Copy exactly the lines from the start of the material through the line with "y_ticks = [0, 2, 4, 6, 8, 10, 12]". Pictures stay out of the copy.

▬▬▬

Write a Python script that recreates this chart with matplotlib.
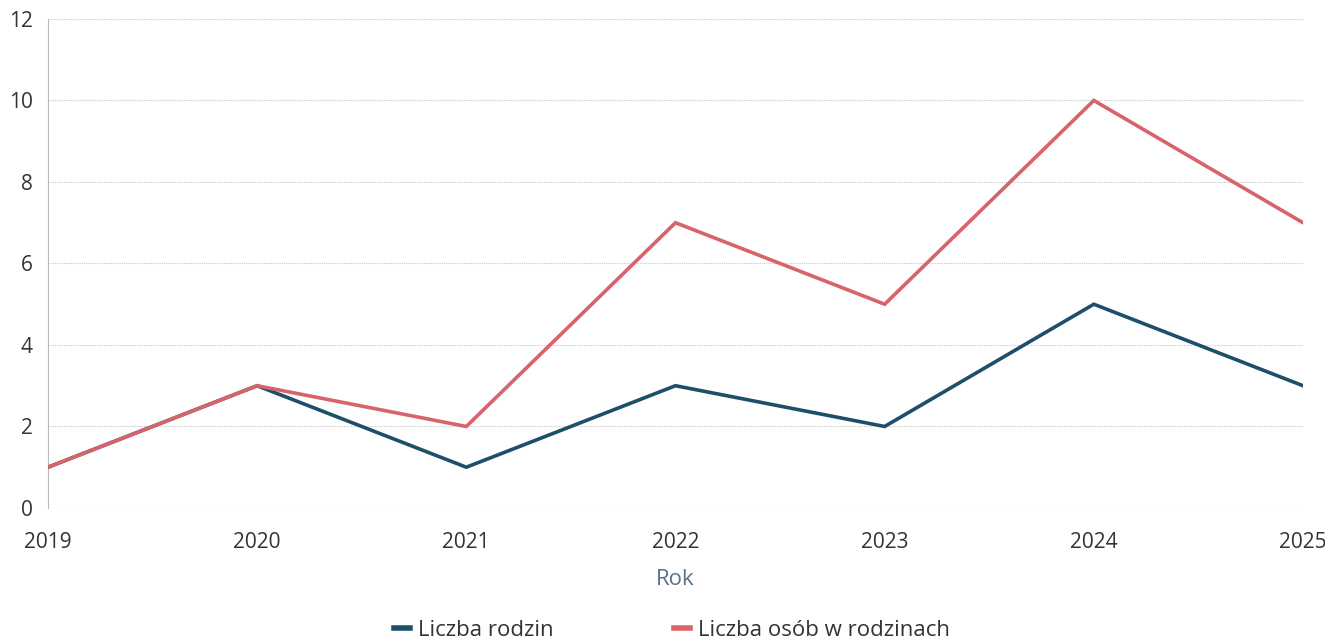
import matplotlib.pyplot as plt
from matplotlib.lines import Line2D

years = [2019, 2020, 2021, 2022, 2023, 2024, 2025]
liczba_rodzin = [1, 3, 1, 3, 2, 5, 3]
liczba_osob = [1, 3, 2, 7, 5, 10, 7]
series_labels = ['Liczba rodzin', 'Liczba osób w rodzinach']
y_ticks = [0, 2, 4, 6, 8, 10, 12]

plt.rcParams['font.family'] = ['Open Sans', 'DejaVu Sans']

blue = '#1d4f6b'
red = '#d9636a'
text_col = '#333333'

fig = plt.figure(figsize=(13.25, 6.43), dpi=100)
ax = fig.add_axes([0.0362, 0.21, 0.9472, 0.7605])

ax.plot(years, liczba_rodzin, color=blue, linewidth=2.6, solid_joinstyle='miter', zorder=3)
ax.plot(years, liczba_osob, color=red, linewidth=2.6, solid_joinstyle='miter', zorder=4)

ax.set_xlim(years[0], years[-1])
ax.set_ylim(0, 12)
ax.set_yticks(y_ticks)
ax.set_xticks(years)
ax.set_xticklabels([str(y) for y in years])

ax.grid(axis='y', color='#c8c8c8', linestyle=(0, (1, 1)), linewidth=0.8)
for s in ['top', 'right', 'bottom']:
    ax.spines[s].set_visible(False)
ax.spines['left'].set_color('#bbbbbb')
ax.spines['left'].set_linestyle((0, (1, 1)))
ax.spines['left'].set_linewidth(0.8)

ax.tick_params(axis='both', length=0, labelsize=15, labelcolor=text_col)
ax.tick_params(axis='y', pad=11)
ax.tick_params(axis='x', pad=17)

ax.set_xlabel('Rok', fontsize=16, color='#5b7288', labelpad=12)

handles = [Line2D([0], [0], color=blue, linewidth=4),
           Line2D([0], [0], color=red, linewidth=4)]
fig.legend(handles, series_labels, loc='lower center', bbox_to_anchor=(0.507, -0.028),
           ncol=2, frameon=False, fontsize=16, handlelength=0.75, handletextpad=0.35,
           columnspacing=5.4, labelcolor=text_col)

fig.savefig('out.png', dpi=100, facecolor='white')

▬▬▬

**Solved exercise:**
Write a Python script that recreates this chart with matplotlib.
import matplotlib.pyplot as plt
from matplotlib.lines import Line2D

years = [2019, 2020, 2021, 2022, 2023, 2024, 2025]
liczba_rodzin = [1, 3, 1, 3, 2, 5, 3]
liczba_osob = [1, 3, 2, 7, 5, 10, 7]
series_labels = ['Liczba rodzin', 'Liczba osób w rodzinach']
y_ticks = [0, 2, 4, 6, 8, 10, 12]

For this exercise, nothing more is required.